Schaumburg (18-6, 6-3) nearly wasted an early 17-point lead in a second half that saw each team score 45 points. Schaumburg led 28-11 with 4:18 left in the second quarter when Josh Spandiary (team-high 19 points) made his third 3-point basket of the half.

"I wanted to get one (win)," Spandiary said of the first win against Fremd in his basketball and football career. "If they left me open, I was going to take my shot."

"At times, they chose to allow him to be open," said Schaumburg coach Bob Williams.

Fremd started whittling away at the lead, and Joe Depaolis' back-to-back 3 pointers in the final 46 seconds of the half sliced the margin to 33-24.

Schaumburg built the lead back to 44-30 when Justin Swiercz scored with 5:05 left in the third quarter. But the Vikings (9-13, 4-5) rallied behind Chris Klimek (7 of his game-high 20 points in the quarter), Dan Bruno (5 of his 19) and Charlie Rosenberg (4) to make it 54-47 heading into the fourth quarter.

Bruno hit a pair of 3s, the second cutting the lead to 56-55 with 5:58, but the Vikings couldn't stop the balanced Saxons in the fourth quarter.
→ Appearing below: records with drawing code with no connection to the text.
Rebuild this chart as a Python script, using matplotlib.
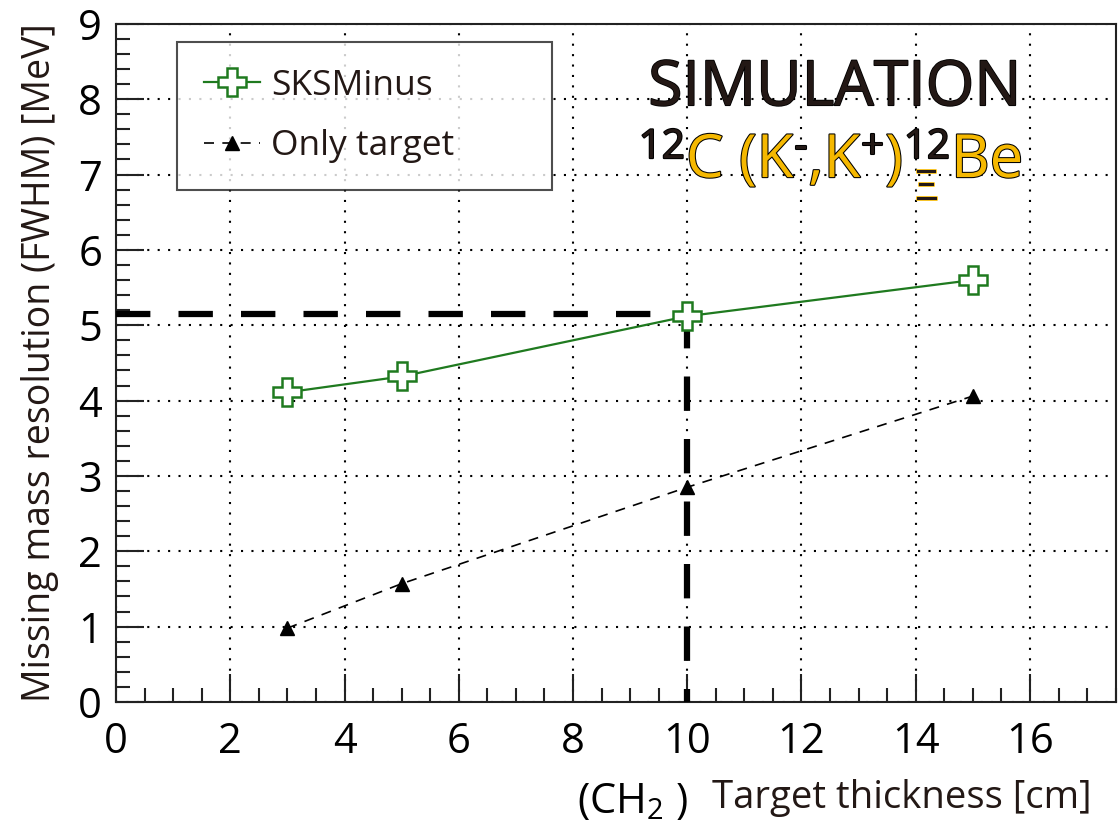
import matplotlib.pyplot as plt
import matplotlib.patheffects as pe
from matplotlib.ticker import MultipleLocator

plt.rcParams['font.family'] = ['Open Sans', 'DejaVu Sans']
plt.rcParams['mathtext.fontset'] = 'custom'
plt.rcParams['mathtext.rm'] = 'Open Sans'

# Target thickness [cm] and missing mass resolution (FWHM) [MeV]
thickness = [3, 5, 10, 15]
sksminus = [4.11, 4.32, 5.12, 5.60]
only_target = [0.98, 1.57, 2.85, 4.06]

# chosen working point (10 cm CH2)
sel_thickness = 10
sel_resolution = 5.15

DARK = '#231815'
YELLOW = '#f5b800'

fig = plt.figure(figsize=(11.2, 8.22), dpi=100)
ax = fig.add_axes([0.1036, 0.146, 0.8925, 0.825])

ax.plot(thickness, sksminus, color='#1f7a1f', lw=1.6, marker='P', ms=20,
        mfc='white', mec='#1f7a1f', mew=1.8, label='SKSMinus', zorder=4)
ax.plot(thickness, only_target, color='black', lw=1.2, ls=(0, (6, 5)),
        marker='^', ms=10, label='Only target', zorder=4)

# working point guide lines
ax.plot([0, sel_thickness], [sel_resolution, sel_resolution], color='black',
        lw=4.5, ls=(0, (5.5, 4.5)), zorder=3)
ax.plot([sel_thickness, sel_thickness], [sel_resolution, 0], color='black',
        lw=4.5, ls=(0, (5.5, 4.5)), zorder=3)

ax.set_xlim(0, 17.5)
ax.set_ylim(0, 9)
ax.xaxis.set_major_locator(MultipleLocator(2))
ax.xaxis.set_minor_locator(MultipleLocator(0.5))
ax.yaxis.set_major_locator(MultipleLocator(1))
ax.yaxis.set_minor_locator(MultipleLocator(0.2))
ax.tick_params(which='both', direction='in', top=False, right=False,
               labelsize=30, color='#222222', width=1.5)
ax.tick_params(axis='x', pad=14)
ax.tick_params(axis='y', pad=10)
ax.tick_params(which='major', length=20)
ax.tick_params(which='minor', length=10)
for s in ax.spines.values():
    s.set_linewidth(1.5)
    s.set_color('#222222')
ax.grid(True, which='major', ls=(0, (1, 4)), color='black', lw=1.5)

ax.set_ylabel('Missing mass resolution (FWHM) [MeV]', fontsize=27,
              color=DARK, labelpad=14)
fig.text(0.975, 0.017, 'Target thickness [cm]', fontsize=27.5,
         color=DARK, ha='right', va='baseline')
fig.text(0.515, 0.011, r'(CH$_{2}$ )', fontsize=30, color='black',
         ha='left', va='baseline')

leg = ax.legend(loc='upper left', bbox_to_anchor=(0.061, 0.973, 0.375, 0.0),
                mode='expand', fontsize=25.5,
                frameon=True, fancybox=False, edgecolor='#222222',
                borderpad=0.75, labelspacing=0.75, handlelength=1.6,
                handletextpad=0.3, borderaxespad=0)
leg.get_frame().set_linewidth(1.5)
for t in leg.get_texts():
    t.set_color(DARK)

ax.text(0.906, 0.95, 'SIMULATION', transform=ax.transAxes, fontsize=45,
        color=DARK, ha='right', va='top', zorder=6,
        path_effects=[pe.withStroke(linewidth=1.2, foreground='black')])

# reaction label, built piece by piece so the superscripts can be dark
pieces = [
    ('12', 'sup', DARK),
    ('C (K', 'base', YELLOW),
    ('-', 'sup', DARK),
    (',K', 'base', YELLOW),
    ('+', 'sup', DARK),
    (')', 'base', YELLOW),
    ('12', 'sup', DARK),
    ('Be', 'base', YELLOW),
]
fig.canvas.draw()
renderer = fig.canvas.get_renderer()
x0, y0 = ax.transAxes.transform((0.523, 0.774))
x = x0
for txt, kind, col in pieces:
    size = 43 if kind == 'base' else 29
    dy = 0 if kind == 'base' else 19
    t = fig.text(x / fig.bbox.width, (y0 + dy) / fig.bbox.height, txt,
                 fontsize=size, color=col, ha='left', va='baseline', zorder=6,
                 path_effects=[pe.withStroke(linewidth=1.5, foreground='black')])
    bb = t.get_window_extent(renderer)
    if txt == '12' and x > x0:
        # cascade hyperon subscript beneath the mass number
        fig.text((x + bb.width / 2) / fig.bbox.width, (y0 - 23) / fig.bbox.height,
                 r'$\Xi$', fontsize=30, color=DARK, ha='center', va='baseline',
                 zorder=6,
                 path_effects=[pe.withStroke(linewidth=1.2, foreground=YELLOW)])
    x += bb.width + 1

fig.savefig('out.png', dpi=100)
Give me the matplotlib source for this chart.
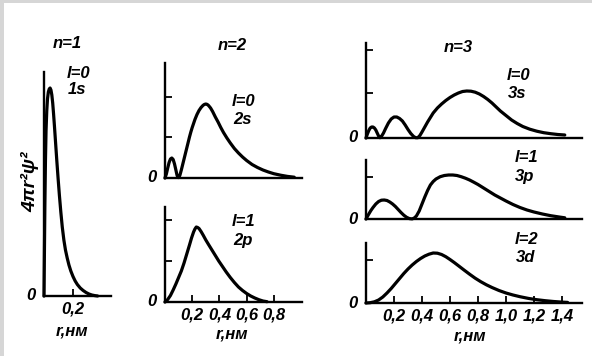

Perrish Bell scored 6 of his 14 points on drives to the basket in the fourth, and senior Chris Kelly scored 5 of his career-best 17.

"I was looking to drive to the hoop and look for my teammates," Bell said.

Perhaps no points were more important than the consecutive baskets by Blake Mueller, which gave Schaumburg some breathing room, 60-55. The Vikings could get no closer down the stretch.

"We were trading baskets with them for a while," said Fremd coach Bob Widlowski. "(Schaumburg) came out shooting well in the first and third quarters. At the end of the first quarter, we were down 9 and played even the rest of the way.

"But our execution was lacking in the first five minutes of the game. We had 11 turnovers in the first half. I thought we really battled back."